* **DIRECTIVE**: Word for word, copy all the data and drop the pictures.

* **DATA SECTION**:
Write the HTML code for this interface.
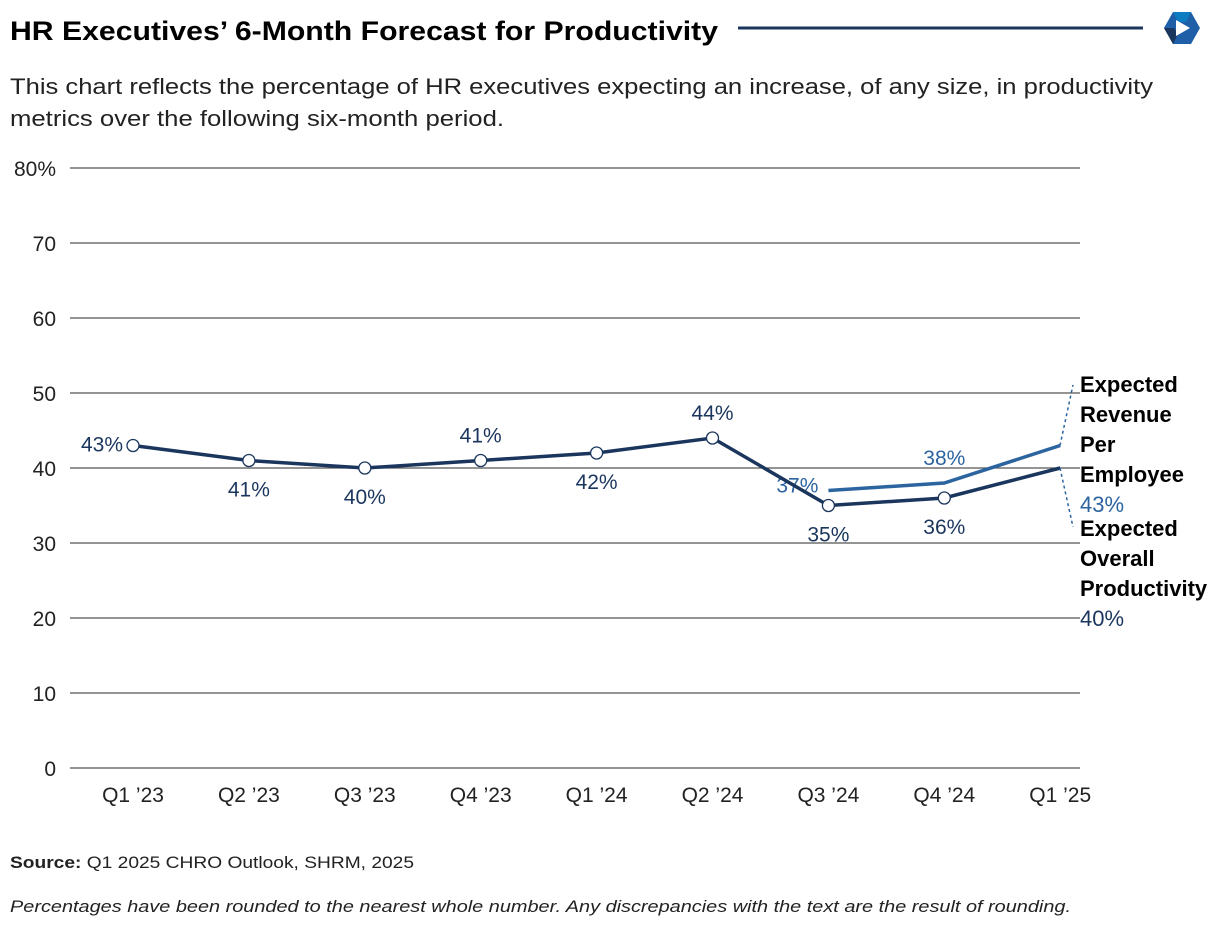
<!DOCTYPE html>
<html><head><meta charset="utf-8"><style>
body{margin:0;background:#fff;font-family:"Liberation Sans",sans-serif;}
#c{position:relative;width:1220px;height:928px;overflow:hidden}
</style></head><body><div id="c">
<svg width="1220" height="928" xmlns="http://www.w3.org/2000/svg" font-family="Liberation Sans, sans-serif">
<text x="10" y="40" font-size="27" font-weight="bold" fill="#000" textLength="708" lengthAdjust="spacingAndGlyphs">HR Executives’ 6-Month Forecast for Productivity</text>
<line x1="738" y1="28" x2="1143" y2="28" stroke="#1b365d" stroke-width="3"/>
<g transform="translate(1182,28)">
<polygon points="-9,-16 9,-16 18,0 9,16 -9,16 -18,0" fill="#1f5fa8"/>
<polygon points="-9,-16 9,-16 4,-6 -4,-6" fill="#0d7cc1"/>
<polygon points="-18,0 -9,16 -4,6 -8,0" fill="#1b365d"/>
<polygon points="-6,-8 8,0 -6,8" fill="#fff"/>
</g>
<text font-size="22" fill="#222"><tspan x="10" y="94" textLength="1143" lengthAdjust="spacingAndGlyphs">This chart reflects the percentage of HR executives expecting an increase, of any size, in productivity</tspan><tspan x="10" y="126" textLength="494" lengthAdjust="spacingAndGlyphs">metrics over the following six-month period.</tspan></text>
<g id="grid"></g><g id="marks"></g>
<text x="10" y="868" font-size="17" fill="#222" textLength="404" lengthAdjust="spacingAndGlyphs"><tspan font-weight="bold">Source:</tspan> Q1 2025 CHRO Outlook, SHRM, 2025</text>
<text x="10" y="912" font-size="17" font-style="italic" fill="#222" textLength="1061" lengthAdjust="spacingAndGlyphs">Percentages have been rounded to the nearest whole number. Any discrepancies with the text are the result of rounding.</text>
</svg></div>
<script>
const categories=["Q1 ’23","Q2 ’23","Q3 ’23","Q4 ’23","Q1 ’24","Q2 ’24","Q3 ’24","Q4 ’24","Q1 ’25"];
const overall=[43,41,40,41,42,44,35,36,40];
const revenue=[null,null,null,null,null,null,37,38,43];
const yTicks=[0,10,20,30,40,50,60,70,80];
const overallLabelPos=["left","below","below","above","below","above","below","below",null];
const revenueLabelPos=[null,null,null,null,null,null,"left","above",null];
const NS="http://www.w3.org/2000/svg";
const x=i=>133+i*115.9, y=v=>768-v*7.5;
function mk(t,a,p){const e=document.createElementNS(NS,t);for(const k in a)e.setAttribute(k,a[k]);p.appendChild(e);return e;}
const grid=document.getElementById('grid'),marks=document.getElementById('marks');
yTicks.forEach(t=>{
 const l=mk('line',{x1:70,x2:1080,y1:y(t),y2:y(t),stroke:'#555','stroke-width':1.3},grid);
 
 
 const tx=mk('text',{x:56,y:y(t)+8,'font-size':21,'text-anchor':'end',fill:'#222'},grid);
 tx.textContent=t===80?'80%':String(t);
 
 
});
categories.forEach((c,i)=>{
 const tx=mk('text',{x:x(i),y:802,'font-size':21,'text-anchor':'middle',fill:'#222'},grid);
 tx.textContent=c;
 
 
});
function series(vals,color,pos,name,circles){
 const pts=vals.map((v,i)=>v==null?null:[x(i),y(v)]).filter(p=>p);
 const pl=mk('polyline',{points:pts.map(p=>p.join(',')).join(' '),fill:'none',stroke:color,'stroke-width':3.5},marks);
 
 
 vals.forEach((v,i)=>{
  if(v==null)return;
  if(circles&&i<vals.length-1){
   const c=mk('circle',{cx:x(i),cy:y(v),r:6,fill:'#fff',stroke:color,'stroke-width':1.3},marks);
   
   
  }
  const p=pos[i];if(!p)return;
  let lx=x(i),ly=y(v),anchor='middle';
  if(p==='left'){lx-=10;ly+=6;anchor='end';if(name==='revenue')ly-=4;}
  else if(p==='below')ly+=36;else ly-=18;
  const t=mk('text',{x:lx,y:ly,'font-size':21,'text-anchor':anchor,fill:color},marks);
  t.textContent=v+'%';
  
  
 });
}
series(revenue,'#2c64a0',revenueLabelPos,'revenue',false);
series(overall,'#1b365d',overallLabelPos,'overall',true);
[ [1060,y(43),1073,385,'revenue'],[1060,y(40),1073,527,'overall'] ].forEach(d=>{
 const l=mk('line',{x1:d[0],y1:d[1],x2:d[2],y2:d[3],stroke:'#2c64a0','stroke-width':1.5,'stroke-dasharray':'3,3'},marks);
 
 
});
function lbl(lines,y0,val,color,name){
 const t=mk('text',{x:1080,'font-size':22,fill:'#000','font-weight':'bold'},marks);
 lines.forEach((s,k)=>{const ts=mk('tspan',{x:1080,y:y0+k*30},t);ts.textContent=s;});
 const v=mk('tspan',{x:1080,y:y0+lines.length*30,'font-weight':'normal',fill:color},t);v.textContent=val;
 
 
}
lbl(["Expected","Revenue","Per","Employee"],392,revenue[8]+'%','#2c64a0','revenue');
lbl(["Expected","Overall","Productivity"],536,overall[8]+'%','#1b365d','overall');
</script></body></html>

* **EXPECTED ANSWER**:
Write the HTML code for this interface.
<!DOCTYPE html>
<html><head><meta charset="utf-8"><style>
body{margin:0;background:#fff;font-family:"Liberation Sans",sans-serif;}
#c{position:relative;width:1220px;height:928px;overflow:hidden}
</style></head><body><div id="c">
<svg width="1220" height="928" xmlns="http://www.w3.org/2000/svg" font-family="Liberation Sans, sans-serif">
<text x="10" y="40" font-size="27" font-weight="bold" fill="#000" textLength="708" lengthAdjust="spacingAndGlyphs">HR Executives’ 6-Month Forecast for Productivity</text>
<line x1="738" y1="28" x2="1143" y2="28" stroke="#1b365d" stroke-width="3"/>
<g transform="translate(1182,28)">
<polygon points="-9,-16 9,-16 18,0 9,16 -9,16 -18,0" fill="#1f5fa8"/>
<polygon points="-9,-16 9,-16 4,-6 -4,-6" fill="#0d7cc1"/>
<polygon points="-18,0 -9,16 -4,6 -8,0" fill="#1b365d"/>
<polygon points="-6,-8 8,0 -6,8" fill="#fff"/>
</g>
<text font-size="22" fill="#222"><tspan x="10" y="94" textLength="1143" lengthAdjust="spacingAndGlyphs">This chart reflects the percentage of HR executives expecting an increase, of any size, in productivity</tspan><tspan x="10" y="126" textLength="494" lengthAdjust="spacingAndGlyphs">metrics over the following six-month period.</tspan></text>
<g id="grid"></g><g id="marks"></g>
<text x="10" y="868" font-size="17" fill="#222" textLength="404" lengthAdjust="spacingAndGlyphs"><tspan font-weight="bold">Source:</tspan> Q1 2025 CHRO Outlook, SHRM, 2025</text>
<text x="10" y="912" font-size="17" font-style="italic" fill="#222" textLength="1061" lengthAdjust="spacingAndGlyphs">Percentages have been rounded to the nearest whole number. Any discrepancies with the text are the result of rounding.</text>
</svg></div>
<script>
const categories=["Q1 ’23","Q2 ’23","Q3 ’23","Q4 ’23","Q1 ’24","Q2 ’24","Q3 ’24","Q4 ’24","Q1 ’25"];
const overall=[43,41,40,41,42,44,35,36,40];
const revenue=[null,null,null,null,null,null,37,38,43];
const yTicks=[0,10,20,30,40,50,60,70,80];
const overallLabelPos=["left","below","below","above","below","above","below","below",null];
const revenueLabelPos=[null,null,null,null,null,null,"left","above",null];
const NS="http://www.w3.org/2000/svg";
const x=i=>133+i*115.9, y=v=>768-v*7.5;
function mk(t,a,p){const e=document.createElementNS(NS,t);for(const k in a)e.setAttribute(k,a[k]);p.appendChild(e);return e;}
const grid=document.getElementById('grid'),marks=document.getElementById('marks');
yTicks.forEach(t=>{
 const l=mk('line',{x1:70,x2:1080,y1:y(t),y2:y(t),stroke:'#555','stroke-width':1.3},grid);
 
 
 const tx=mk('text',{x:56,y:y(t)+8,'font-size':21,'text-anchor':'end',fill:'#222'},grid);
 tx.textContent=t===80?'80%':String(t);
 
 
});
categories.forEach((c,i)=>{
 const tx=mk('text',{x:x(i),y:802,'font-size':21,'text-anchor':'middle',fill:'#222'},grid);
 tx.textContent=c;
 
 
});
function series(vals,color,pos,name,circles){
 const pts=vals.map((v,i)=>v==null?null:[x(i),y(v)]).filter(p=>p);
 const pl=mk('polyline',{points:pts.map(p=>p.join(',')).join(' '),fill:'none',stroke:color,'stroke-width':3.5},marks);
 
 
 vals.forEach((v,i)=>{
  if(v==null)return;
  if(circles&&i<vals.length-1){
   const c=mk('circle',{cx:x(i),cy:y(v),r:6,fill:'#fff',stroke:color,'stroke-width':1.3},marks);
   
   
  }
  const p=pos[i];if(!p)return;
  let lx=x(i),ly=y(v),anchor='middle';
  if(p==='left'){lx-=10;ly+=6;anchor='end';if(name==='revenue')ly-=4;}
  else if(p==='below')ly+=36;else ly-=18;
  const t=mk('text',{x:lx,y:ly,'font-size':21,'text-anchor':anchor,fill:color},marks);
  t.textContent=v+'%';
  
  
 });
}
series(revenue,'#2c64a0',revenueLabelPos,'revenue',false);
series(overall,'#1b365d',overallLabelPos,'overall',true);
[ [1060,y(43),1073,385,'revenue'],[1060,y(40),1073,527,'overall'] ].forEach(d=>{
 const l=mk('line',{x1:d[0],y1:d[1],x2:d[2],y2:d[3],stroke:'#2c64a0','stroke-width':1.5,'stroke-dasharray':'3,3'},marks);
 
 
});
function lbl(lines,y0,val,color,name){
 const t=mk('text',{x:1080,'font-size':22,fill:'#000','font-weight':'bold'},marks);
 lines.forEach((s,k)=>{const ts=mk('tspan',{x:1080,y:y0+k*30},t);ts.textContent=s;});
 const v=mk('tspan',{x:1080,y:y0+lines.length*30,'font-weight':'normal',fill:color},t);v.textContent=val;
 
 
}
lbl(["Expected","Revenue","Per","Employee"],392,revenue[8]+'%','#2c64a0','revenue');
lbl(["Expected","Overall","Productivity"],536,overall[8]+'%','#1b365d','overall');
</script></body></html>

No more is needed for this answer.